The US Navy has agreed to pay Microsoft at least $9m to help secure computers running Windows XP as it did not replaced the aged OS before support ended.
The deal will see Microsoft provide critical hotfixes and software patches for Windows XP, Office 2003, Exchange 2003 and Server 2003 for a maximum of three years.
The navy runs a number of “legacy applications” that require Windows XP, which it is in the process of replacing.
Microsoft discontinued support for Microsoft XP, Microsoft Office 2003, and Microsoft Exchange 2003 in April 2014 and for Microsoft Server 2003 a few months later.
The navy expects the deal will run until July 2016, but there are provisions for further work to be undertaken until June 2017 if necessary – in which case it would cost just under $31m. It extends an earlier deal with Microsoft to support these systems.
Steven A. Davis, a space and naval warfare systems command spokesman, described why the joint Microsoft premier support services and Microsoft custom support services deal necessary.

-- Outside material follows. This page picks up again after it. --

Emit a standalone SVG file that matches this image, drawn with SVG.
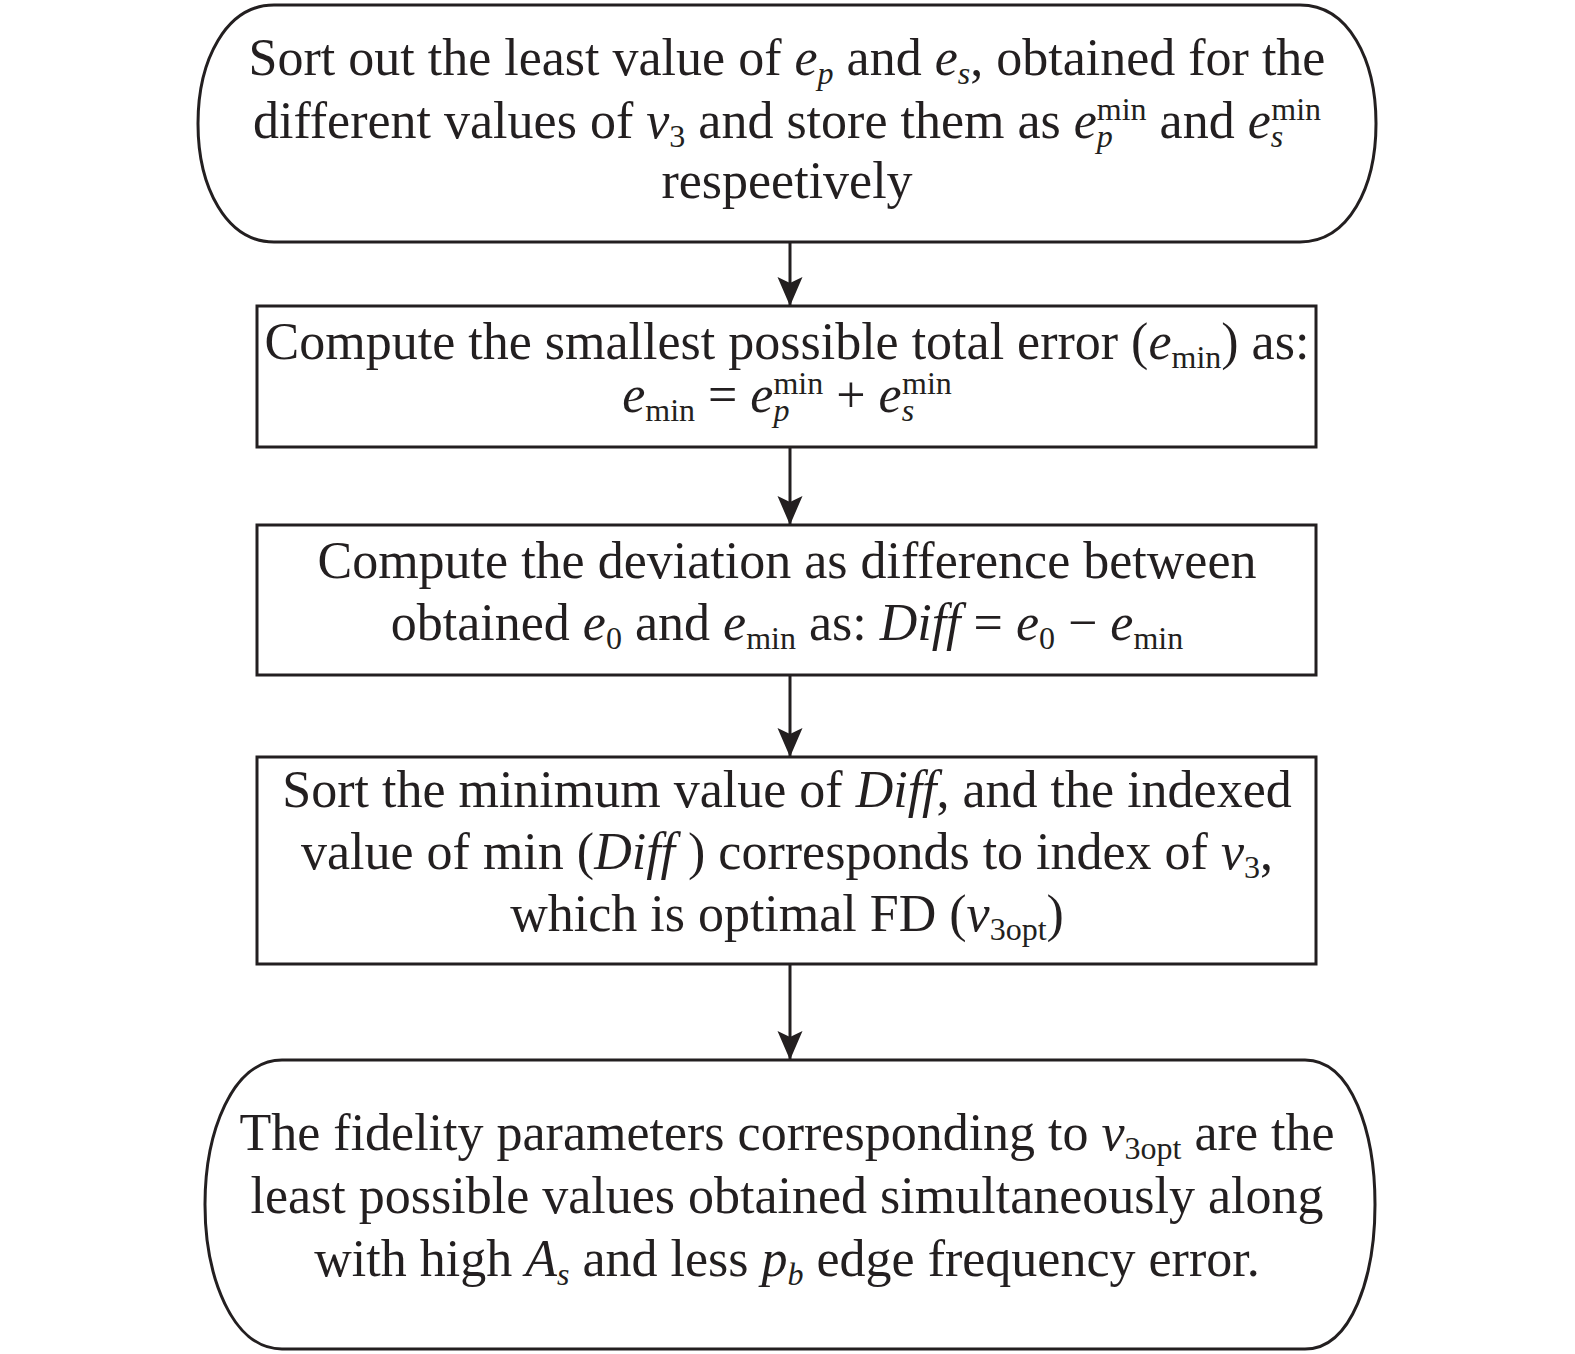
<svg xmlns="http://www.w3.org/2000/svg" width="1575" height="1354" viewBox="0 0 1575 1354">
<style>
.shape{fill:#fff;stroke:#231f20;stroke-width:3}
.conn{stroke:#231f20;stroke-width:3;fill:none}
text{font-family:"Liberation Serif","Times New Roman",serif;font-size:52px;fill:#231f20;text-anchor:middle}
.i{font-style:italic}
.s{font-size:32px}
</style>
<defs>
<marker id="ah" markerUnits="userSpaceOnUse" markerWidth="30" markerHeight="26" refX="29" refY="12.5" orient="auto" viewBox="0 0 30 26">
<path d="M0,0 L29,12.5 L0,25 L6,12.5 Z" fill="#231f20"/>
</marker>
</defs>
<rect width="1575" height="1354" fill="#fff"/>
<g id="connectors">
<line class="conn" x1="790" y1="242" x2="790" y2="306" marker-end="url(#ah)"/>
<line class="conn" x1="790" y1="447" x2="790" y2="525" marker-end="url(#ah)"/>
<line class="conn" x1="790" y1="675" x2="790" y2="757" marker-end="url(#ah)"/>
<line class="conn" x1="790" y1="964" x2="790" y2="1060" marker-end="url(#ah)"/>
</g>
<g id="node1">
<path class="shape" d="M274,5 H1300 C1349,5 1376,60 1376,123.5 C1376,187 1349,242 1300,242 H274 C226,242 198,187 198,123.5 C198,60 226,5 274,5 Z"/>
<g transform="translate(787,0)">
<text x="0" y="75">Sort out the least value of <tspan class="i">e</tspan><tspan class="i s" dy="9">p</tspan><tspan dy="-9"> and </tspan><tspan class="i">e</tspan><tspan class="i s" dy="9">s</tspan><tspan dy="-9">, obtained for the</tspan></text>
<text x="0" y="138">different values of <tspan class="i">v</tspan><tspan class="s" dy="9">3</tspan><tspan dy="-9"> and store them as </tspan><tspan class="i">e</tspan><tspan class="i s" dy="9">p</tspan><tspan class="s" dx="-16" dy="-27">min</tspan><tspan dy="18"> and </tspan><tspan class="i">e</tspan><tspan class="i s" dy="9">s</tspan><tspan class="s" dx="-12" dy="-27">min</tspan></text>
<text x="0" y="198">respeetively</text>
</g>
</g>
<g id="node2">
<rect class="shape" x="257" y="306" width="1059" height="141"/>
<g transform="translate(787,0)">
<text x="0" y="359">Compute the smallest possible total error (<tspan class="i">e</tspan><tspan class="s" dy="9">min</tspan><tspan dy="-9">) as:</tspan></text>
<text x="0" y="412"><tspan class="i">e</tspan><tspan class="s" dy="9">min</tspan><tspan dy="-9"> = </tspan><tspan class="i">e</tspan><tspan class="i s" dy="9">p</tspan><tspan class="s" dx="-16" dy="-27">min</tspan><tspan dy="18"> + </tspan><tspan class="i">e</tspan><tspan class="i s" dy="9">s</tspan><tspan class="s" dx="-12" dy="-27">min</tspan></text>
</g>
</g>
<g id="node3">
<rect class="shape" x="257" y="525" width="1059" height="150"/>
<g transform="translate(787,0)">
<text x="0" y="578">Compute the deviation as difference between</text>
<text x="0" y="640">obtained <tspan class="i">e</tspan><tspan class="s" dy="9">0</tspan><tspan dy="-9"> and </tspan><tspan class="i">e</tspan><tspan class="s" dy="9">min</tspan><tspan dy="-9"> as: </tspan><tspan class="i">Diff</tspan> = <tspan class="i">e</tspan><tspan class="s" dy="9">0</tspan><tspan dy="-9"> − </tspan><tspan class="i">e</tspan><tspan class="s" dy="9">min</tspan></text>
</g>
</g>
<g id="node4">
<rect class="shape" x="257" y="757" width="1059" height="207"/>
<g transform="translate(787,0)">
<text x="0" y="807">Sort the minimum value of <tspan class="i">Diff</tspan>, and the indexed</text>
<text x="0" y="869">value of min (<tspan class="i">Diff</tspan> ) corresponds to index of <tspan class="i">v</tspan><tspan class="s" dy="9">3</tspan><tspan dy="-9">,</tspan></text>
<text x="0" y="931">which is optimal FD (<tspan class="i">v</tspan><tspan class="s" dy="9">3opt</tspan><tspan dy="-9">)</tspan></text>
</g>
</g>
<g id="node5">
<path class="shape" d="M282,1060 H1305 C1352,1060 1375,1133 1375,1204.5 C1375,1276 1352,1349 1305,1349 H282 C232,1349 205,1276 205,1204.5 C205,1133 232,1060 282,1060 Z"/>
<g transform="translate(787,0)">
<text x="0" y="1150">The fidelity parameters corresponding to <tspan class="i">v</tspan><tspan class="s" dy="9">3opt</tspan><tspan dy="-9"> are the</tspan></text>
<text x="0" y="1213">least possible values obtained simultaneously along</text>
<text x="0" y="1276">with high <tspan class="i">A</tspan><tspan class="i s" dy="9">s</tspan><tspan dy="-9"> and less </tspan><tspan class="i">p</tspan><tspan class="i s" dy="9">b</tspan><tspan dy="-9"> edge frequency error.</tspan></text>
</g>
</g>
</svg>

“Nearly all the networks and workstations afloat and ashore will benefit from the Microsoft Premier Support services and Microsoft Custom Support services for Windows XP, Office 2003, Exchange 2003 and Server 2003.”
He added the deal would specifically help “maintain enterprise-wide Microsoft capabilities to ensure Navy warfighters have connectivity to their respective networks and to the data necessary to support and accomplish their mission”.
In addition to providing patches, the deal also provides Microsoft support and training for dealing with problems related to these Microsoft products.